At first sight the situation was clear. Le Pen, the 73-year old far right leader, had just taken the second place in the Presidential election. It was the most important and dreadful turmoil in national politics since the war against Algeria had forced the country to change its Constitution in 1958. More people had voted for a man who blamed the immigrants for everything than for a Prime Minister who had reduced unemployment and given them more holidays. Now, thousands of people were gathering there, on Place de la Bastille, to protest against Le Pen.
On the pedestal of the gigantic Bastille column, a large streamer said: "No pasarán !" Some people were wearing a sheet of paper on their chest, with quickly-written words: "Tonight I am ashamed to be French". Or they had a copy of the left-wing newspaper Libération: on the first page, there was only a big "Non" above an image of Le Pen. People talked together spontaneously: "you are Englishe, goode, goode, it's nice to see you!" The Japanese tourists were watching all this and taking photographs. They could probably grasp the general meaning.
But there was something else, something they could not understand. The most active people in the demonstration were the trotskyites, with their red flags. The same trotskyites, by voting against Jospin earlier, were partly responsible for the success of Le Pen, just like Nader in the United States was indirectly responsible for the failure of Gore. Some of the trotskyite banderoles said: "Capitalism is the true fascism". What did these people really mean when they said the word "democracy"?
Another thing that the tourists may have not noticed, because Japan is a one-race country, is that the immigrants were missing tonight. Very few North-African faces in the crowd, and almost no Black people. Where were the young suburban immigrants whom Le Pen blames for stealing French jobs? They were not interested; they should have been. Most of them had not voted. White European Parisian students were sharing their fraternity for other races and cultures, but without these races and cultures. The favorite slogan, all night long, was: "We are all children of immigrants". Which meant that they were not really children of immigrants. They were heading for the City Hall when a black woman greeted them from the only window of her 1st-floor room in a cheap hotel. The contrast with the crowd was such that dozens of people stopped and gave her an ovation. They were so happy: at last they could show how much they loved someone who was probably an immigrant.
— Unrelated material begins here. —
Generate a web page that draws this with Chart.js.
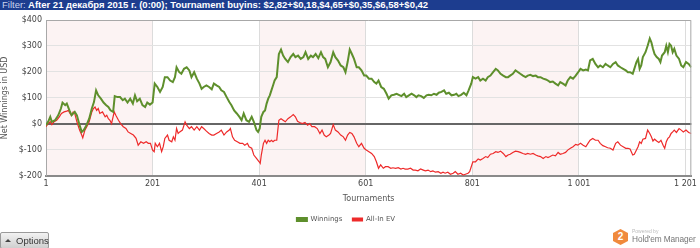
<!DOCTYPE html>
<html>
<head>
<meta charset="utf-8">
<script src="https://cdn.jsdelivr.net/npm/chart.js@4.4.1/dist/chart.umd.min.js"></script>
<style>
    body { margin: 0; width: 700px; height: 248px; overflow: hidden; background: #fff; position: relative; font-family: "DejaVu Sans", Verdana, sans-serif; }
    #filterBar { position: absolute; left: 0; top: 0; width: 700px; height: 10px; background: #1d3d8f; color: #fff; font: bold 9.5px "Liberation Sans", Arial, sans-serif; line-height: 10px; white-space: nowrap; padding-left: 2px; box-sizing: border-box; }
    #filterBar span { font-weight: normal; color: #c9d3ee; }
    #chartBox { position: absolute; left: 0; top: 10px; width: 700px; height: 223px; }
    #optionsBtn { position: absolute; left: 0; top: 232px; width: 47px; height: 15px; border: 1px solid #9a9a9a; border-radius: 2px; background: linear-gradient(#f2f2f2, #cfcfcf); font: 9.5px "Liberation Sans", Arial, sans-serif; color: #333; line-height: 15px; box-sizing: content-box; }
    #optionsBtn i { position: absolute; left: 4px; top: 6px; width: 0; height: 0; border-left: 3px solid transparent; border-right: 3px solid transparent; border-bottom: 3px solid #444; }
    #optionsBtn b { position: absolute; left: 15px; top: 0; font-weight: normal; }
    #hmLogo { position: absolute; left: 613px; top: 229px; width: 87px; height: 18px; }
    #hmLogo .hex { position: absolute; left: 0; top: 0; width: 15px; height: 16px; background: #f08a3c; clip-path: polygon(50% 0, 100% 25%, 100% 75%, 50% 100%, 0 75%, 0 25%); color: #fff; font: bold 10px "Liberation Sans", Arial, sans-serif; text-align: center; line-height: 16px; }
    #hmLogo .pw { position: absolute; left: 19px; top: -1px; font: 5px "Liberation Sans", Arial, sans-serif; color: #bbb; }
    #hmLogo .nm { position: absolute; left: 19px; top: 5px; font: 8.3px "Liberation Sans", Arial, sans-serif; color: #777; white-space: nowrap; letter-spacing: -0.1px; }
</style>
</head>
<body>
<div id="filterBar"><span>Filter:</span> After 21 декабря 2015 г. (0:00); Tournament buyins: $2,82+$0,18,$4,65+$0,35,$6,58+$0,42</div>
<div id="chartBox"><canvas id="netChart"></canvas></div>
<div id="optionsBtn"><i></i><b>Options</b></div>
<div id="hmLogo"><div class="hex">2</div><div class="pw">Powered by</div><div class="nm">Hold'em Manager</div></div>
<script>
const xTicks = [1, 201, 401, 601, 801, 1001, 1201];
const bandRanges = [[1, 201], [401, 601], [801, 1001]];

const winTournaments = [1,5,9,12,18,24,29,32,37,40,45,49,55,59,64,68,72,77,82,87,91,95,99,104,109,114,118,122,127,130,135,140,145,149,154,159,164,168,172,177,182,187,191,196,201,205,210,215,220,224,229,234,239,243,246,251,255,260,265,270,274,279,284,289,293,297,302,307,312,316,321,326,330,335,340,345,349,354,359,364,368,372,377,382,387,391,396,399,402,405,409,412,415,418,421,424,427,430,434,436,438,442,446,450,455,460,465,469,474,479,484,488,493,498,502,507,512,517,521,525,530,535,540,544,549,554,559,563,567,571,575,579,584,588,593,598,602,607,612,617,621,625,630,635,640,644,649,654,659,663,668,673,677,682,687,692,696,700,705,710,715,719,724,729,734,738,743,748,752,757,762,767,771,775,780,785,790,794,799,802,807,812,816,821,826,830,835,840,845,849,854,859,864,868,872,877,882,887,891,896,901,905,910,915,920,924,929,934,939,943,947,952,957,962,966,971,976,980,985,990,995,999,1004,1009,1014,1018,1022,1027,1032,1037,1041,1046,1051,1055,1060,1065,1070,1074,1079,1084,1089,1093,1097,1102,1105,1109,1112,1115,1118,1121,1126,1130,1134,1137,1140,1143,1147,1151,1154,1157,1162,1165,1168,1171,1174,1177,1180,1184,1189,1193,1197,1202,1207,1212];
const winnings = [-5,8,27,8,14,33,59,82,72,78,52,33,46,33,-5,-31,-24,-5,20,59,84,129,110,97,82,72,65,52,46,107,103,103,91,97,82,97,78,110,87,97,72,65,82,74,82,155,142,123,142,180,180,167,161,180,218,199,193,212,218,206,180,199,174,155,135,142,148,142,133,155,148,142,129,123,103,84,72,52,40,27,14,40,14,8,27,8,-24,-31,-18,27,46,52,78,97,110,129,148,167,180,225,269,286,263,250,238,257,269,257,263,250,257,276,250,263,257,269,253,276,257,250,218,238,276,257,244,225,218,199,238,286,269,250,218,218,206,186,186,174,174,161,155,167,142,135,116,97,110,112,116,112,107,116,103,110,116,110,103,110,107,100,110,112,110,116,112,120,123,129,116,120,110,112,116,107,112,120,110,129,155,180,174,180,167,174,167,180,186,199,212,206,193,186,180,180,186,193,206,199,193,186,180,186,189,184,186,180,180,174,171,167,161,163,155,148,161,155,148,167,180,174,186,197,212,206,209,206,244,250,231,218,225,218,231,225,218,231,238,225,218,212,206,199,199,193,212,238,250,212,225,257,276,301,329,314,289,269,257,250,238,263,276,301,276,308,301,276,289,263,250,225,218,238,231,218];

const evTournaments = [1,5,9,12,16,21,26,30,35,40,43,46,49,52,55,59,64,68,70,74,79,82,87,90,93,96,99,102,107,112,115,118,121,124,129,132,137,141,146,151,155,160,165,170,174,179,184,189,193,197,201,204,206,210,214,218,221,224,229,232,237,240,243,246,249,252,257,260,262,265,270,274,279,284,289,293,297,302,307,312,316,321,326,330,335,340,345,347,351,355,360,365,370,374,379,382,387,391,396,401,403,405,409,412,415,418,421,424,427,430,434,436,438,442,446,450,455,460,465,469,473,477,482,487,492,496,500,505,510,515,519,523,527,532,535,540,544,549,554,559,563,567,571,575,579,584,588,593,598,602,607,612,617,621,625,629,634,638,643,648,652,657,662,667,671,675,680,685,690,694,699,704,709,713,718,723,727,732,737,742,746,750,755,760,765,769,774,779,784,788,793,796,799,802,807,812,816,821,826,830,835,840,845,849,854,859,864,868,872,877,882,887,891,896,901,905,910,915,920,924,929,934,939,943,947,952,957,962,966,971,976,980,985,990,995,999,1004,1009,1014,1018,1022,1027,1032,1037,1041,1046,1051,1055,1060,1065,1070,1074,1079,1084,1089,1093,1097,1102,1105,1109,1112,1115,1118,1121,1126,1130,1134,1137,1140,1143,1147,1151,1155,1159,1162,1165,1168,1171,1174,1177,1180,1184,1189,1193,1197,1202,1207,1212];
const allInEv = [-11,1,8,-3,8,14,27,40,46,49,52,40,33,46,40,8,-24,-43,-54,-24,-5,8,46,59,65,52,59,40,46,27,33,20,14,1,46,33,14,1,-11,-18,-31,-37,-43,-56,-82,-69,-75,-69,-75,-75,-101,-107,-75,-88,-75,-107,-88,-56,-43,-63,-69,-50,-63,-18,-37,-31,-24,-5,8,-5,-18,-11,-24,-11,-24,-11,-18,-28,-37,-43,-43,-37,-31,-24,-43,-31,-24,-18,-50,-63,-69,-75,-75,-82,-75,-88,-94,-120,-133,-146,-152,-120,-75,-63,-75,-63,-69,-63,-69,-63,-63,-24,14,20,14,8,20,27,36,27,10,5,1,5,-5,1,-11,-11,-18,-37,-24,-43,-50,-43,-37,-3,-24,-31,-43,-50,-63,-43,-33,-37,-50,-75,-88,-75,-94,-101,-107,-114,-126,-146,-171,-158,-171,-165,-165,-171,-169,-171,-169,-174,-171,-174,-174,-171,-178,-178,-181,-174,-178,-181,-178,-184,-181,-186,-184,-190,-186,-190,-186,-194,-190,-184,-194,-190,-197,-194,-190,-184,-165,-146,-146,-135,-139,-133,-126,-130,-117,-114,-107,-110,-105,-114,-126,-120,-117,-110,-105,-107,-110,-114,-117,-114,-117,-114,-120,-123,-126,-133,-126,-130,-126,-120,-123,-110,-117,-114,-110,-101,-94,-88,-79,-82,-75,-82,-88,-75,-63,-56,-63,-63,-75,-84,-88,-92,-94,-101,-75,-69,-82,-88,-94,-94,-97,-120,-117,-101,-88,-69,-75,-59,-56,-24,-37,-50,-66,-59,-66,-72,-63,-82,-94,-69,-56,-50,-37,-31,-24,-33,-18,-24,-31,-24,-33,-37];

const winPoints = winTournaments.map((t, i) => ({ x: t, y: winnings[i] }));
const evPoints = evTournaments.map((t, i) => ({ x: t, y: allInEv[i] }));

function groupDigits(v) {
    return String(v).replace(/\B(?=(\d{3})+(?!\d))/g, ' ');
}

// light pink stripes behind every other 200 tournaments + frame
const bandPlugin = {
    id: 'bands',
    beforeDraw(chart) {
        const { ctx, chartArea, scales } = chart;
        ctx.save();
        ctx.fillStyle = '#fcf3f3';
        bandRanges.forEach(r => {
            const x1 = scales.x.getPixelForValue(r[0]);
            const x2 = scales.x.getPixelForValue(r[1]);
            ctx.fillRect(x1, chartArea.top, x2 - x1, chartArea.bottom - chartArea.top);
        });
        ctx.restore();
    },
    afterDraw(chart) {
        const { ctx, chartArea } = chart;
        ctx.save();
        ctx.strokeStyle = '#a8a8a8';
        ctx.lineWidth = 1;
        ctx.beginPath();
        ctx.moveTo(chartArea.left, chartArea.top + 0.5);
        ctx.lineTo(chartArea.right - 0.5, chartArea.top + 0.5);
        ctx.lineTo(chartArea.right - 0.5, chartArea.bottom);
        ctx.stroke();
        ctx.restore();
    }
};

const tickFont = { family: '"DejaVu Sans", Verdana, sans-serif', size: 8 };

new Chart(document.getElementById('netChart'), {
    type: 'line',
    data: {
        datasets: [{
            label: 'Winnings',
            data: winPoints,
            borderColor: '#5e8f2c',
            backgroundColor: '#5e8f2c',
            borderWidth: 2,
            pointRadius: 0,
            tension: 0
        }, {
            label: 'All-In EV',
            data: evPoints,
            borderColor: '#ee2a2a',
            backgroundColor: '#ee2a2a',
            borderWidth: 1.2,
            pointRadius: 0,
            tension: 0
        }]
    },
    options: {
        responsive: true,
        maintainAspectRatio: false,
        animation: false,
        layout: { padding: { top: 10, right: 8, left: 0, bottom: 0 } },
        plugins: {
            legend: {
                position: 'bottom',
                labels: {
                    boxWidth: 10,
                    boxHeight: 3,
                    padding: 10,
                    color: '#555',
                    font: { family: '"DejaVu Sans", Verdana, sans-serif', size: 7 }
                }
            },
            tooltip: { enabled: false }
        },
        scales: {
            x: {
                type: 'linear',
                min: 1,
                max: 1212,
                afterBuildTicks: scale => { scale.ticks = xTicks.map(v => ({ value: v })); },
                ticks: {
                    autoSkip: false,
                    maxRotation: 0,
                    padding: 3,
                    color: '#444',
                    font: tickFont,
                    callback: v => groupDigits(v)
                },
                grid: { color: '#dcdcdc', drawTicks: false },
                border: { color: '#8a8a8a', width: 2 },
                title: {
                    display: true,
                    text: 'Tournaments',
                    color: '#555',
                    font: { family: '"DejaVu Sans", Verdana, sans-serif', size: 8 },
                    padding: { top: 3, bottom: 2 }
                }
            },
            y: {
                min: -200,
                max: 400,
                afterFit: scale => { scale.width = 46; },
                ticks: {
                    stepSize: 100,
                    padding: 4,
                    color: '#444',
                    font: tickFont,
                    callback: v => '$' + v
                },
                grid: {
                    drawTicks: false,
                    color: c => c.tick && c.tick.value === 0 ? '#666' : '#e2e2e2',
                    lineWidth: c => c.tick && c.tick.value === 0 ? 2 : 1
                },
                border: { color: '#a8a8a8', width: 1 },
                title: {
                    display: true,
                    text: 'Net Winnings in USD',
                    color: '#555',
                    font: { family: '"DejaVu Sans", Verdana, sans-serif', size: 8 },
                    padding: { top: 0, bottom: 1 }
                }
            }
        }
    },
    plugins: [bandPlugin]
});
</script>
</body>
</html>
At 1:30 am, the crowd got to the City Hall and called the Mayor, a socialist, by his first name. Bodyguards appeared at the window, but not dear Bertrand. I could not see the Japanese tourists any more. Maybe they had returned to their hotel. In the morning, they would probably feel tired and stay in bed later than usual. They knew that what they had seen tonight was more important than one more museum or one more church.
I came back home: it was a 45-minute walk, and there was work to do in the morning. I had started to wander in the streets two hours before, without knowing exactly what I was looking for: an atmosphere, an explanation, a sign on the walls or on the faces. When something important happens, you can always see it somewhere in Paris. People walk, talk, sing. They write slogans on the walls. Occasionally they break windows. It makes you feel that you understand something. But you understand nothing, because tonight at 1 am, as any other night, most of the good French citizens were in bed. And their dreams or nightmares had nothing to do with politics.